Of course they are also willing to say that the Constitution is frozen in stone and ignore 200 years of Supreme Court interpretation. The fact is that constitutional law just isn't as simple as reading the text. The same problem that Scalia, Alito, Thomas, et. al. have. Simplicity and black and white is not a feature of this area of law. And yes, I am not a lawyer, just a layman who is interested in the history of our form of government which is far more complex and interesting than the teabaggers think it is.

BTW, there have now been a couple of comments on the infamous McShayne and Wyner paper accepted by the Annals of Applied Statistics. One by Schmidt, Mann and Rutherford and the other by Martin Tingley (who is a statistician working on the IMAGE project at NCAR). Both are quite devastating to MW. But the fun, as always, can be found amongst the clowns at WUWT, in which Watts gets the main point of the comment completely wrong. Have fun!

Anonymous said...

Rattus, Eduardo at Klimazwiebel is also promoting Martin Tingley's view. It really must be hard for the WUWT'ers to have discovered a new ally (Eduardo) a few months ago, and then have him disagree with their other newfound heroes.

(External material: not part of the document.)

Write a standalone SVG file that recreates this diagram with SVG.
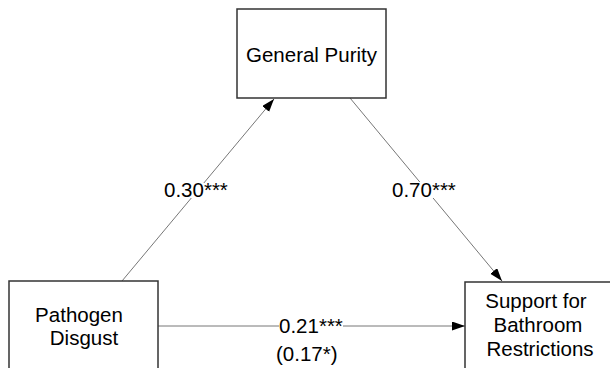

Meanwhile, climateaudit is 'surprisingly' silent on the topic...


Anonymous said...

Apparently, they found a new hockeystick at Watts: .

RR Kampen, NL.

Horatio Algeranon said...

"my dream is to create zero-carbon technologies that will be cheaper than coal or oil. That way, even climate skeptics will want to adopt them, -- Bill Gates

Gates is new to this game, isn't he?

Horatio Algeranon said...


Speakin of strong bunnies.

This onecould undoubtedly kick you across the room with one foot tied behind it's head (and prolly would, on a bad hare day)

David B. Benson said...

What Martin Vermeer wrote.

Rattus Norvegicus said...

Eh, it seems that McI has a post up. Let's just say that it not very convincing and he fails to address the methodological problems in the MW paper. Basically he says that he agrees with MW w/o providing a solid basis by addressing the two critiques which I am aware of.


Anonymous said...

How sad. A young man who wanted for nothing; which was what he had been all the best schools. The only thing of value to him; seems to have been the wasted act of his end. Now he "knows"; his soul lives on.

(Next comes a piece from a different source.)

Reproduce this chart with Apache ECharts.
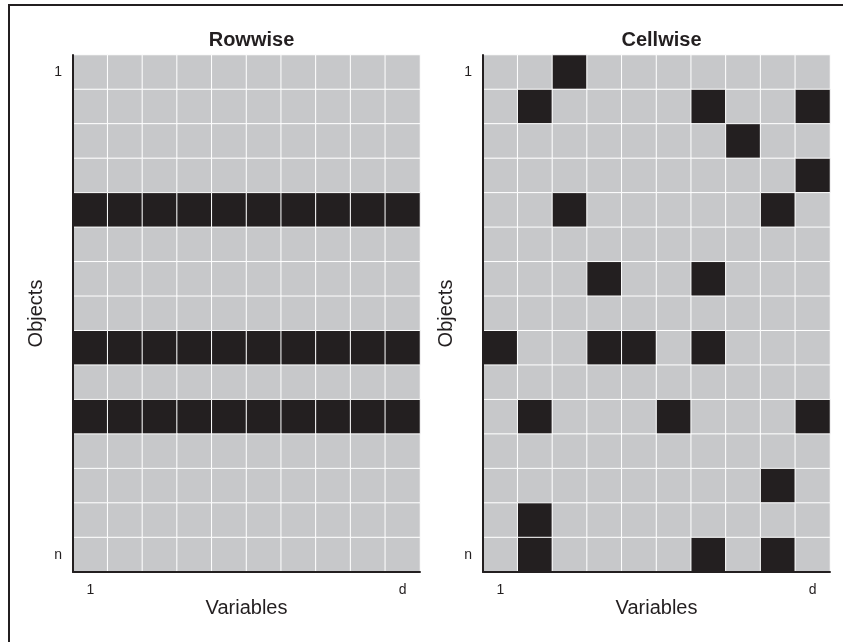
<!DOCTYPE html>
<html><head><meta charset="utf-8">
<script src="https://cdn.jsdelivr.net/npm/echarts@6/dist/echarts.min.js"></script>
<style>html,body{margin:0;padding:0;background:#fff}#c{width:843px;height:642px}</style>
</head><body><div id="c"></div>
<script>
const variables = ['1','','','','','','','','','d'];
const objects = ['1','','','','','','','','','','','','','','n'];
const panelTitles = ['Rowwise','Cellwise'];
// rows (1-based) that are entirely outlying in the rowwise panel
const rowwiseRows = [5, 9, 11];
// [row, column] (1-based) outlying cells in the cellwise panel
const cellwiseCells = [
  [1,3],
  [2,2],[2,7],[2,10],
  [3,8],
  [4,10],
  [5,3],[5,9],
  [7,4],[7,7],
  [9,1],[9,4],[9,5],[9,7],
  [11,2],[11,6],[11,10],
  [13,9],
  [14,2],
  [15,2],[15,7],[15,9]
];

function buildRowwise(){
  const d=[];
  for(let r=0;r<objects.length;r++)for(let c=0;c<variables.length;c++)
    d.push([c,r,rowwiseRows.includes(r+1)?1:0]);
  return d;
}
function buildCellwise(){
  const d=[];
  for(let r=0;r<objects.length;r++)for(let c=0;c<variables.length;c++)
    d.push([c,r,cellwiseCells.some(p=>p[0]===r+1&&p[1]===c+1)?1:0]);
  return d;
}

const FONT='Liberation Sans, Arial, sans-serif';
const grids=[{left:73,top:55,width:347,height:517},{left:483,top:55,width:347,height:517}];
const axisLine={show:true,onZero:false,lineStyle:{color:'#231f20',width:2}};
const chart=echarts.init(document.getElementById('c'),null,{renderer:'canvas'});
chart.setOption({
  animation:false,
  title:panelTitles.map((t,i)=>({text:t,left:grids[i].left+grids[i].width/2,top:25,textAlign:'center',
    textStyle:{fontFamily:FONT,fontSize:20,fontWeight:'bold',color:'#231f20'}})),
  grid:grids,
  xAxis:grids.map((g,i)=>({type:'category',gridIndex:i,data:variables,z:10,
    axisLine:axisLine,axisTick:{show:false},splitLine:{show:false},
    axisLabel:{interval:0,margin:11,fontFamily:FONT,fontSize:14,color:'#231f20'},
    name:'Variables',nameLocation:'middle',nameGap:26,nameMoveOverlap:false,
    nameTextStyle:{fontFamily:FONT,fontSize:20,color:'#231f20'}})),
  yAxis:grids.map((g,i)=>({type:'category',gridIndex:i,data:objects,inverse:true,z:10,
    axisLine:axisLine,axisTick:{show:false},splitLine:{show:false},
    axisLabel:{interval:0,margin:11,fontFamily:FONT,fontSize:14,color:'#231f20'},
    name:'Objects',nameLocation:'middle',nameGap:27,nameMoveOverlap:false,
    nameTextStyle:{fontFamily:FONT,fontSize:20,color:'#231f20'}})),
  visualMap:{show:false,type:'piecewise',dimension:2,seriesIndex:[0,1],
    pieces:[{value:0,color:'#c7c8ca'},{value:1,color:'#231f20'}]},
  series:[
    {type:'heatmap',xAxisIndex:0,yAxisIndex:0,data:buildRowwise(),z:1,
      itemStyle:{borderColor:'#ffffff',borderWidth:1}},
    {type:'heatmap',xAxisIndex:1,yAxisIndex:1,data:buildCellwise(),z:1,
      itemStyle:{borderColor:'#ffffff',borderWidth:1}}
  ],
  graphic:[
    {type:'line',shape:{x1:8,y1:5,x2:843,y2:5},style:{stroke:'#231f20',lineWidth:2}},
    {type:'line',shape:{x1:9,y1:4,x2:9,y2:642},style:{stroke:'#231f20',lineWidth:2}}
  ]
});
</script></body></html>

All that he was and thought he knew; all thrown away for a copper. He was a very brite young man; who stood up once, for something?...
On a particular day. Why?... What do you think is the hole in this life? You may say that he was troubled? He says, "I" know everything and by the bibliography he included he was way over-red. He should have called on the Messiah. He would have been loved & taught by the Holy Spirit. Free for nothing.) This is where all you new, pro-fessors, plan to take the unwashed of this world. You say "Down with Hope" & forward with the New-Five-Year-Plan.
How sad. How shallow most of you seem to be. But by no means, scum.

ABPS said...

We all know the philanthropic activities, Gates is involved in. Malaria affects more people all around the world.Giving affordable medicines to the people who needs it, will help in eliminating Malaria.

Steven Sullivan said...

The debate at Watts' pesthole about malaria and DDT is too simplistic. There's too much shallow mining of too few papers (the ones with open access) going on there.

One problem with all of these chemical/drug control modes for malaria, including DDT spraying, is that the more you use it the more pressure is on the bugs (mosquito vectors or Plasmodium itself) to evolve resistance. That's been the bane of 20th-21st century malaria intervention. It's happening with DDT and with artemisinin today: we're seeing resistant strains in the field. So you can't rely on any 'monotherapy', no single magic chemical bullet, and a wholesale return to DDT at the expense of other modes would not necessarily be the savior some crazy filmaker claims it is. It could well be one weapon in a shifting arsenal though. But at the same time, re-embracing DDT would amount to the West performing a toxicology experiment on the Third World...quite rightly making it a rather sensitive issue.